The evident gender gap among white working-class Americans is particularly notable because of the historical importance of this group for Republican presidential candidates. Since Reagan’s election in 1980, the white working class has made up a disproportionate share of the Republican party’s voter base. And their support has been crucial, particularly in swing states like Ohio. But as PRRI’s Juhem Navarro-Rivera documents, the white working class’s share of the electorate is shrinking rapidly. A noticeable switch by white working- class women voters to the Democrats could complicate matters for the GOP as other demographic groups that trend Democratic, such as Latinos, become a larger part of the electorate.
How could Romney still minimize the gender gap this election? He needs to find a message that appeals to women voters, who, like men, overwhelmingly say that the economy trumps all other issues this election season.

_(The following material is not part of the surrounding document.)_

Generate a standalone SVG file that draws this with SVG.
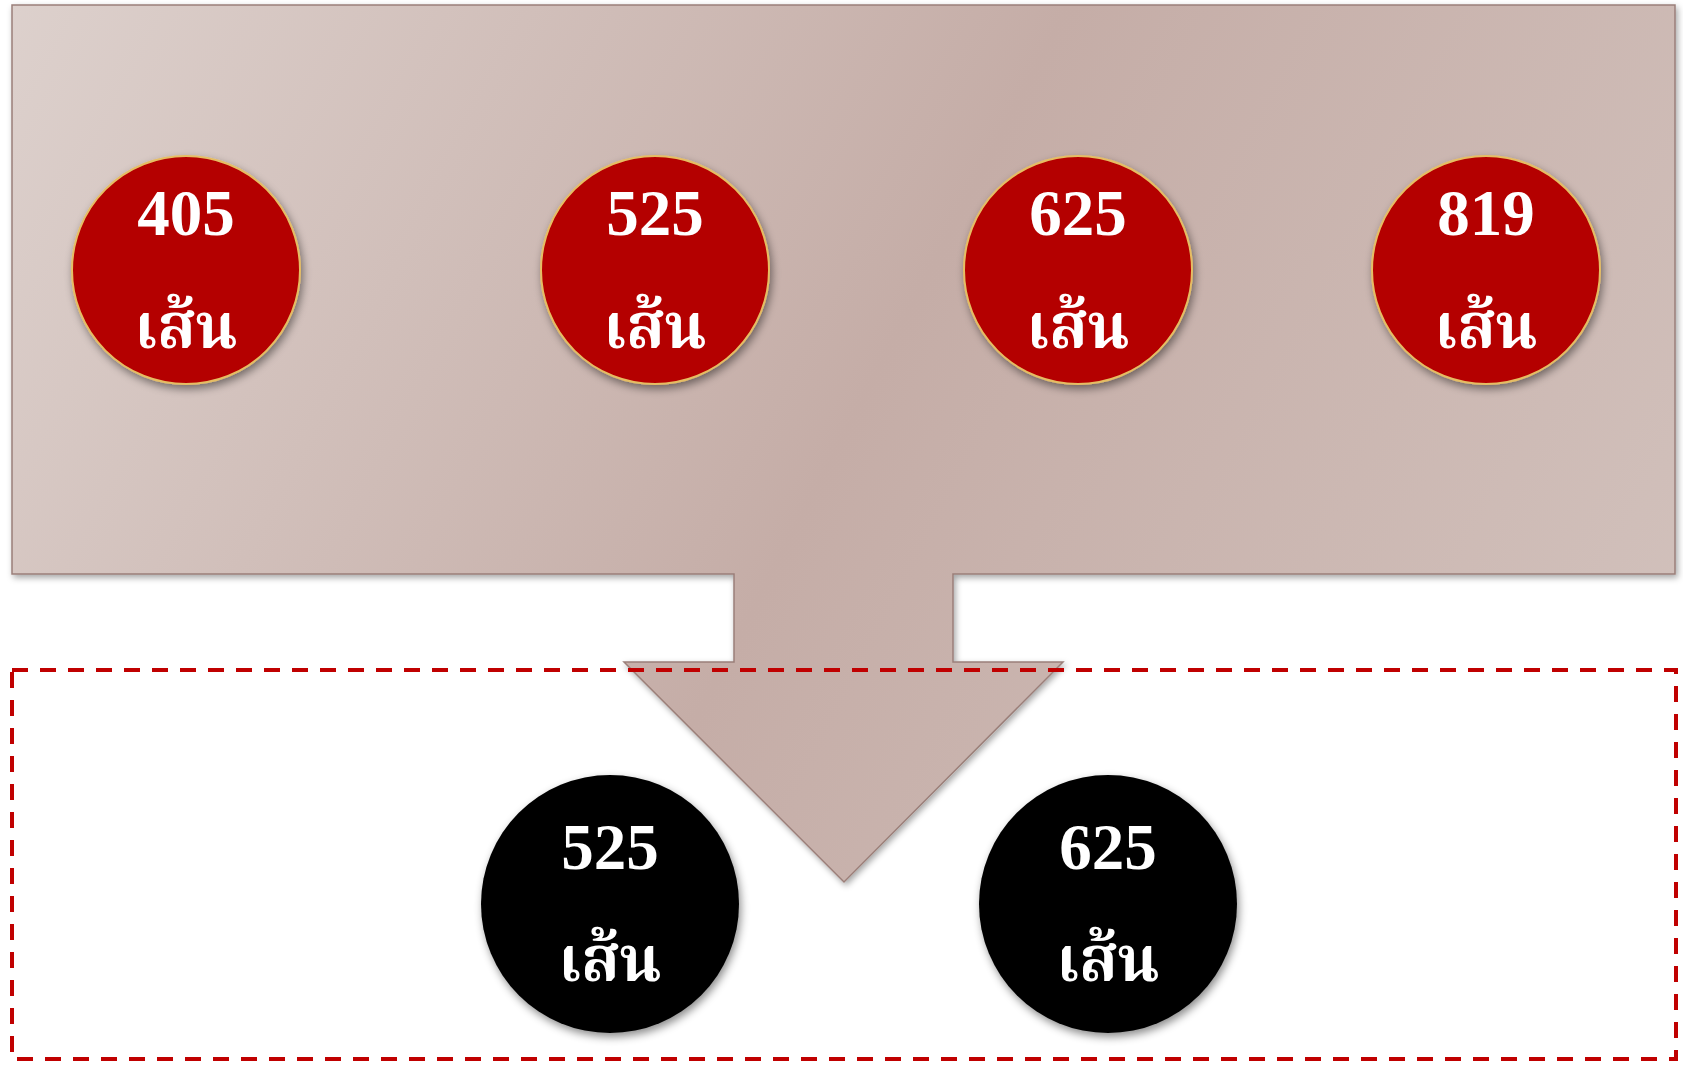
<svg xmlns="http://www.w3.org/2000/svg" width="1683" height="1066" viewBox="0 0 1683 1066">
  <defs>
    <linearGradient id="panelFill" x1="0" y1="0" x2="1683" y2="880" gradientUnits="userSpaceOnUse">
      <stop offset="0" stop-color="#ddd1cd"/>
      <stop offset="0.5" stop-color="#c5ada7"/>
      <stop offset="1" stop-color="#d3c3be"/>
    </linearGradient>
    <filter id="shadow" x="-10%" y="-10%" width="130%" height="130%">
      <feDropShadow dx="2" dy="4" stdDeviation="4" flood-color="#000" flood-opacity="0.45"/>
    </filter>
    <filter id="panelShadow" x="-5%" y="-5%" width="110%" height="115%">
      <feDropShadow dx="2" dy="3" stdDeviation="3" flood-color="#000" flood-opacity="0.35"/>
    </filter>
  </defs>
  <style>
    .panel { fill: url(#panelFill); stroke: #9b7f79; stroke-width: 1.5; }
    .red { fill: #b40000; stroke: #e6bd63; stroke-width: 2; }
    .black { fill: #000; }
    .frame { fill: none; stroke: #c00000; stroke-width: 4; stroke-dasharray: 16 12; }
    .num { font-family: "Liberation Serif", "Times New Roman", serif; font-weight: bold; font-size: 65px; fill: #fff; text-anchor: middle; }
    .thai { font-family: "Noto Serif Thai", "Noto Looped Thai", "Noto Sans Thai", "Liberation Serif", serif; font-weight: bold; font-size: 62px; fill: #fff; text-anchor: middle; }
  </style>

  <rect width="1683" height="1066" fill="#fff"/>

  <!-- panel with downward arrow -->
  <g id="panel">
    <path class="panel" filter="url(#panelShadow)" d="M12,5 H1675 V574 H953 V662 H1063 L844,882 L624,662 H734 V574 H12 Z"/>
  </g>

  <!-- dashed selection frame -->
  <g id="frame">
    <rect class="frame" x="12" y="670" width="1664" height="389"/>
  </g>

  <!-- upper options -->
  <g id="n405" filter="url(#shadow)">
    <circle class="red" cx="186" cy="270" r="114"/>
    <text class="num" x="186" y="235">405</text>
    <text class="thai" x="186" y="348">เส้น</text>
  </g>
  <g id="n525" filter="url(#shadow)">
    <circle class="red" cx="655" cy="270" r="114"/>
    <text class="num" x="655" y="235">525</text>
    <text class="thai" x="655" y="348">เส้น</text>
  </g>
  <g id="n625" filter="url(#shadow)">
    <circle class="red" cx="1078" cy="270" r="114"/>
    <text class="num" x="1078" y="235">625</text>
    <text class="thai" x="1078" y="348">เส้น</text>
  </g>
  <g id="n819" filter="url(#shadow)">
    <circle class="red" cx="1486" cy="270" r="114"/>
    <text class="num" x="1486" y="235">819</text>
    <text class="thai" x="1486" y="348">เส้น</text>
  </g>

  <!-- selected results -->
  <g id="r525" filter="url(#shadow)">
    <circle class="black" cx="610" cy="904" r="129"/>
    <text class="num" x="610" y="869">525</text>
    <text class="thai" x="610" y="981">เส้น</text>
  </g>
  <g id="r625" filter="url(#shadow)">
    <circle class="black" cx="1108" cy="904" r="129"/>
    <text class="num" x="1108" y="869">625</text>
    <text class="thai" x="1108" y="981">เส้น</text>
  </g>

  <!-- connectors: none besides the panel arrow -->
  <g id="connectors"/>
</svg>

The Romney campaign is currently running an ad, “Dear Daughter,” that responds to women voters’ anxieties about their children’s economic future, as well as the high levels of unemployment and poverty women have faced under Obama’s watch. But since August, Obama’s ads seem to have been drawing in more white working-class women, at least according to the National Journal’s Ronald Brownstein. Barring substantial shifts between now and November—always possible but increasingly unlikely—Romney is likely to face a significant deficit with women voters.